Output the material below unchanged, apart from leaving out the pictures.

— begin —

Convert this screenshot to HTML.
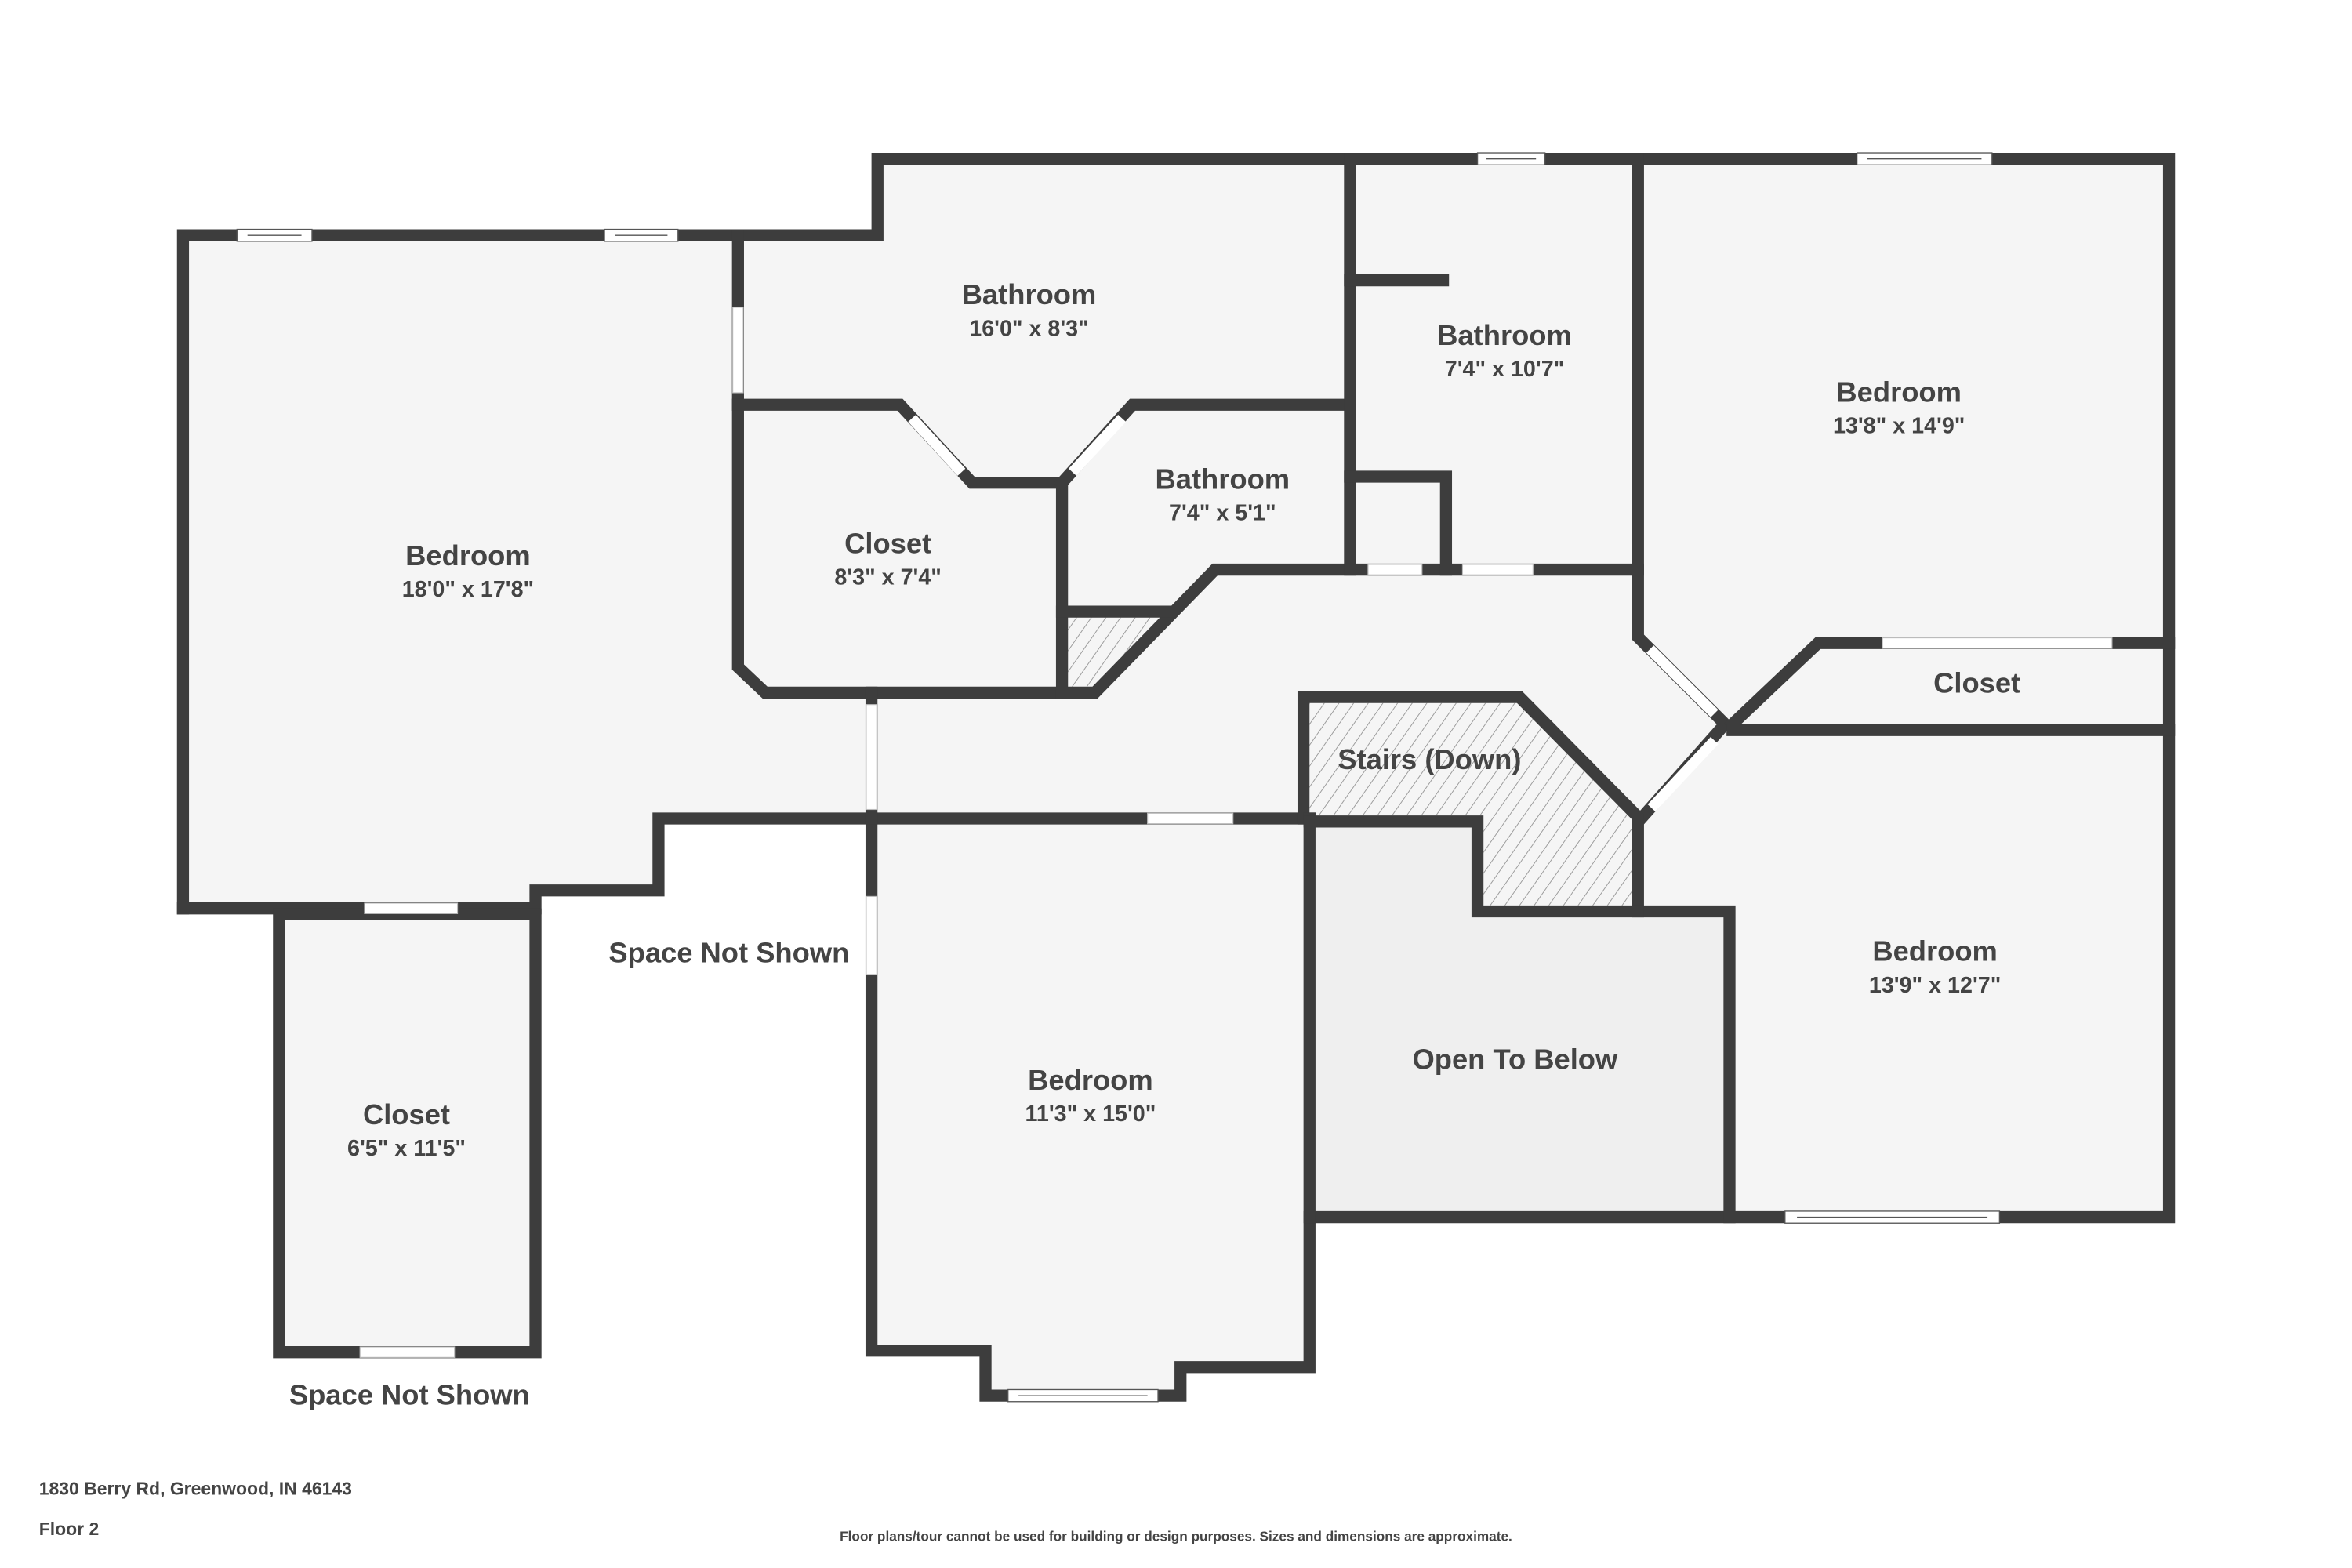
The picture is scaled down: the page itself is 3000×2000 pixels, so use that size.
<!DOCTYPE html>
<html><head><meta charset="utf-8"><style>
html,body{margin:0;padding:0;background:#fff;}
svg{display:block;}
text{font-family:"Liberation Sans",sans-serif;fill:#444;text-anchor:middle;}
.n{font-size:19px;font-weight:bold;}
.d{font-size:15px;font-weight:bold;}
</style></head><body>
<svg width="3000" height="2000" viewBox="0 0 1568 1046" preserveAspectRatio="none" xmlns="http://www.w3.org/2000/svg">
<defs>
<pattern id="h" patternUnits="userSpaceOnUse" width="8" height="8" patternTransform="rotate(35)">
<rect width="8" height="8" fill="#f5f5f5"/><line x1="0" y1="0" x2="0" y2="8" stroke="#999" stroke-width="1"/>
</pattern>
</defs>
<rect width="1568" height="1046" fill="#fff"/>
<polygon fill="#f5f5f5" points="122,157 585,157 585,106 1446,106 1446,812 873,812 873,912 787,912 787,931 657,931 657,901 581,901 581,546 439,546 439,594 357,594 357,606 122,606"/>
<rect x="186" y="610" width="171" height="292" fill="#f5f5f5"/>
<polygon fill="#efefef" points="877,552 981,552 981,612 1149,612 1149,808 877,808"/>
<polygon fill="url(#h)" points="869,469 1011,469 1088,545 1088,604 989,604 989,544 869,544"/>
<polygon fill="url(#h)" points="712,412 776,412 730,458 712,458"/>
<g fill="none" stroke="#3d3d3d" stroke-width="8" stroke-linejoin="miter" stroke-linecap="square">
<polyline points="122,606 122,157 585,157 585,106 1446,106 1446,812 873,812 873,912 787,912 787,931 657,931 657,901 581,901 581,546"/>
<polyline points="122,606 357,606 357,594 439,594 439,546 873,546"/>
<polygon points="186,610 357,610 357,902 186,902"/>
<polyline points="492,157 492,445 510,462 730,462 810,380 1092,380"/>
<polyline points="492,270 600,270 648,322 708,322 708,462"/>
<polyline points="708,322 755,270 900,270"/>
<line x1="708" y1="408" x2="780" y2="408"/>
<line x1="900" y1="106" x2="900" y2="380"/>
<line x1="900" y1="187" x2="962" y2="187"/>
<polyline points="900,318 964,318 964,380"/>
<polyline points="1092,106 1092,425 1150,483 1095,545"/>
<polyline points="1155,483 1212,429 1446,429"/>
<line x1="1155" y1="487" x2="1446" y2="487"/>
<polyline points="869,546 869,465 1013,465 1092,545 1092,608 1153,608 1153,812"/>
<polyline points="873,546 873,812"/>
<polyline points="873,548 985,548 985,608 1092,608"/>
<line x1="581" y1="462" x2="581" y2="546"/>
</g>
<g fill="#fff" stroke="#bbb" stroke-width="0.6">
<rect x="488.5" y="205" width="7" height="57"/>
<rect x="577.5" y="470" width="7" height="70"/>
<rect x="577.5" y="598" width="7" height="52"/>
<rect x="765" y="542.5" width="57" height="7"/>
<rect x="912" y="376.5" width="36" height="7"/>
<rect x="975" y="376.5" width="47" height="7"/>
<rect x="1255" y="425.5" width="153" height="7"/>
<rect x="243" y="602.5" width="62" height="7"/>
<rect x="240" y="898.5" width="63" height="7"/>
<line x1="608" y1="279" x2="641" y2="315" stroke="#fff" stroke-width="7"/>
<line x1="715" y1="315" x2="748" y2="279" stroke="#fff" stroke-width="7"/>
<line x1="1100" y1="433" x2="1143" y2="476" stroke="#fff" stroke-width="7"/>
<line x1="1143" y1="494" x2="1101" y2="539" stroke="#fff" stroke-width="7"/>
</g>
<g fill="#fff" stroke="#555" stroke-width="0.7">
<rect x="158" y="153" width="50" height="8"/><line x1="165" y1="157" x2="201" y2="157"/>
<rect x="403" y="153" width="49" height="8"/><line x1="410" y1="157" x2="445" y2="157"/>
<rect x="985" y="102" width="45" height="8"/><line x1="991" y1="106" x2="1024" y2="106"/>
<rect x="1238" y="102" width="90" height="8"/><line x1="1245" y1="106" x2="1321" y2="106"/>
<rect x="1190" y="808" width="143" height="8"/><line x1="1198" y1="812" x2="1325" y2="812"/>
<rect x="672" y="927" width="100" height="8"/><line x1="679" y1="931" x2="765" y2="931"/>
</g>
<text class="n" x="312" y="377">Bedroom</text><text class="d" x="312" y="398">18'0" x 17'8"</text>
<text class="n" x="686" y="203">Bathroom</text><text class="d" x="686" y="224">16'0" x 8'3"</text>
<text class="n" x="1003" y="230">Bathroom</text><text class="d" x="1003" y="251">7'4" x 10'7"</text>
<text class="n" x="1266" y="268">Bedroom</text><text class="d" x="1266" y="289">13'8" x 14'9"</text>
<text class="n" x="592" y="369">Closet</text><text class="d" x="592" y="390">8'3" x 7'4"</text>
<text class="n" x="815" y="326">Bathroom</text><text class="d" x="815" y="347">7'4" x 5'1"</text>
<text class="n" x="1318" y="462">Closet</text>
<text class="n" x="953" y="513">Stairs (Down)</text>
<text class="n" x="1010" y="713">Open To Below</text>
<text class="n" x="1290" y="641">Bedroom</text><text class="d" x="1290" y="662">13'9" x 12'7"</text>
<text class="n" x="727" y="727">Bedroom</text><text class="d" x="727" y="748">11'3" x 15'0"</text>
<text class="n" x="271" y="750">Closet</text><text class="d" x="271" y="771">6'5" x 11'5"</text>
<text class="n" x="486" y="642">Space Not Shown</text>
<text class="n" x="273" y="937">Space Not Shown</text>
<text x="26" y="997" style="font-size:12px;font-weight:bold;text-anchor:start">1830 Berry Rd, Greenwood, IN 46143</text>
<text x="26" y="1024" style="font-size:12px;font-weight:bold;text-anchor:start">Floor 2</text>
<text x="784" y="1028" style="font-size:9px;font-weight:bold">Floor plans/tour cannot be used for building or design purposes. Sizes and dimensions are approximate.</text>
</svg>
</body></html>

— end —

Response to the task:
Convert this screenshot to HTML.
The picture is scaled down: the page itself is 3000×2000 pixels, so use that size.
<!DOCTYPE html>
<html><head><meta charset="utf-8"><style>
html,body{margin:0;padding:0;background:#fff;}
svg{display:block;}
text{font-family:"Liberation Sans",sans-serif;fill:#444;text-anchor:middle;}
.n{font-size:19px;font-weight:bold;}
.d{font-size:15px;font-weight:bold;}
</style></head><body>
<svg width="3000" height="2000" viewBox="0 0 1568 1046" preserveAspectRatio="none" xmlns="http://www.w3.org/2000/svg">
<defs>
<pattern id="h" patternUnits="userSpaceOnUse" width="8" height="8" patternTransform="rotate(35)">
<rect width="8" height="8" fill="#f5f5f5"/><line x1="0" y1="0" x2="0" y2="8" stroke="#999" stroke-width="1"/>
</pattern>
</defs>
<rect width="1568" height="1046" fill="#fff"/>
<polygon fill="#f5f5f5" points="122,157 585,157 585,106 1446,106 1446,812 873,812 873,912 787,912 787,931 657,931 657,901 581,901 581,546 439,546 439,594 357,594 357,606 122,606"/>
<rect x="186" y="610" width="171" height="292" fill="#f5f5f5"/>
<polygon fill="#efefef" points="877,552 981,552 981,612 1149,612 1149,808 877,808"/>
<polygon fill="url(#h)" points="869,469 1011,469 1088,545 1088,604 989,604 989,544 869,544"/>
<polygon fill="url(#h)" points="712,412 776,412 730,458 712,458"/>
<g fill="none" stroke="#3d3d3d" stroke-width="8" stroke-linejoin="miter" stroke-linecap="square">
<polyline points="122,606 122,157 585,157 585,106 1446,106 1446,812 873,812 873,912 787,912 787,931 657,931 657,901 581,901 581,546"/>
<polyline points="122,606 357,606 357,594 439,594 439,546 873,546"/>
<polygon points="186,610 357,610 357,902 186,902"/>
<polyline points="492,157 492,445 510,462 730,462 810,380 1092,380"/>
<polyline points="492,270 600,270 648,322 708,322 708,462"/>
<polyline points="708,322 755,270 900,270"/>
<line x1="708" y1="408" x2="780" y2="408"/>
<line x1="900" y1="106" x2="900" y2="380"/>
<line x1="900" y1="187" x2="962" y2="187"/>
<polyline points="900,318 964,318 964,380"/>
<polyline points="1092,106 1092,425 1150,483 1095,545"/>
<polyline points="1155,483 1212,429 1446,429"/>
<line x1="1155" y1="487" x2="1446" y2="487"/>
<polyline points="869,546 869,465 1013,465 1092,545 1092,608 1153,608 1153,812"/>
<polyline points="873,546 873,812"/>
<polyline points="873,548 985,548 985,608 1092,608"/>
<line x1="581" y1="462" x2="581" y2="546"/>
</g>
<g fill="#fff" stroke="#bbb" stroke-width="0.6">
<rect x="488.5" y="205" width="7" height="57"/>
<rect x="577.5" y="470" width="7" height="70"/>
<rect x="577.5" y="598" width="7" height="52"/>
<rect x="765" y="542.5" width="57" height="7"/>
<rect x="912" y="376.5" width="36" height="7"/>
<rect x="975" y="376.5" width="47" height="7"/>
<rect x="1255" y="425.5" width="153" height="7"/>
<rect x="243" y="602.5" width="62" height="7"/>
<rect x="240" y="898.5" width="63" height="7"/>
<line x1="608" y1="279" x2="641" y2="315" stroke="#fff" stroke-width="7"/>
<line x1="715" y1="315" x2="748" y2="279" stroke="#fff" stroke-width="7"/>
<line x1="1100" y1="433" x2="1143" y2="476" stroke="#fff" stroke-width="7"/>
<line x1="1143" y1="494" x2="1101" y2="539" stroke="#fff" stroke-width="7"/>
</g>
<g fill="#fff" stroke="#555" stroke-width="0.7">
<rect x="158" y="153" width="50" height="8"/><line x1="165" y1="157" x2="201" y2="157"/>
<rect x="403" y="153" width="49" height="8"/><line x1="410" y1="157" x2="445" y2="157"/>
<rect x="985" y="102" width="45" height="8"/><line x1="991" y1="106" x2="1024" y2="106"/>
<rect x="1238" y="102" width="90" height="8"/><line x1="1245" y1="106" x2="1321" y2="106"/>
<rect x="1190" y="808" width="143" height="8"/><line x1="1198" y1="812" x2="1325" y2="812"/>
<rect x="672" y="927" width="100" height="8"/><line x1="679" y1="931" x2="765" y2="931"/>
</g>
<text class="n" x="312" y="377">Bedroom</text><text class="d" x="312" y="398">18'0" x 17'8"</text>
<text class="n" x="686" y="203">Bathroom</text><text class="d" x="686" y="224">16'0" x 8'3"</text>
<text class="n" x="1003" y="230">Bathroom</text><text class="d" x="1003" y="251">7'4" x 10'7"</text>
<text class="n" x="1266" y="268">Bedroom</text><text class="d" x="1266" y="289">13'8" x 14'9"</text>
<text class="n" x="592" y="369">Closet</text><text class="d" x="592" y="390">8'3" x 7'4"</text>
<text class="n" x="815" y="326">Bathroom</text><text class="d" x="815" y="347">7'4" x 5'1"</text>
<text class="n" x="1318" y="462">Closet</text>
<text class="n" x="953" y="513">Stairs (Down)</text>
<text class="n" x="1010" y="713">Open To Below</text>
<text class="n" x="1290" y="641">Bedroom</text><text class="d" x="1290" y="662">13'9" x 12'7"</text>
<text class="n" x="727" y="727">Bedroom</text><text class="d" x="727" y="748">11'3" x 15'0"</text>
<text class="n" x="271" y="750">Closet</text><text class="d" x="271" y="771">6'5" x 11'5"</text>
<text class="n" x="486" y="642">Space Not Shown</text>
<text class="n" x="273" y="937">Space Not Shown</text>
<text x="26" y="997" style="font-size:12px;font-weight:bold;text-anchor:start">1830 Berry Rd, Greenwood, IN 46143</text>
<text x="26" y="1024" style="font-size:12px;font-weight:bold;text-anchor:start">Floor 2</text>
<text x="784" y="1028" style="font-size:9px;font-weight:bold">Floor plans/tour cannot be used for building or design purposes. Sizes and dimensions are approximate.</text>
</svg>
</body></html>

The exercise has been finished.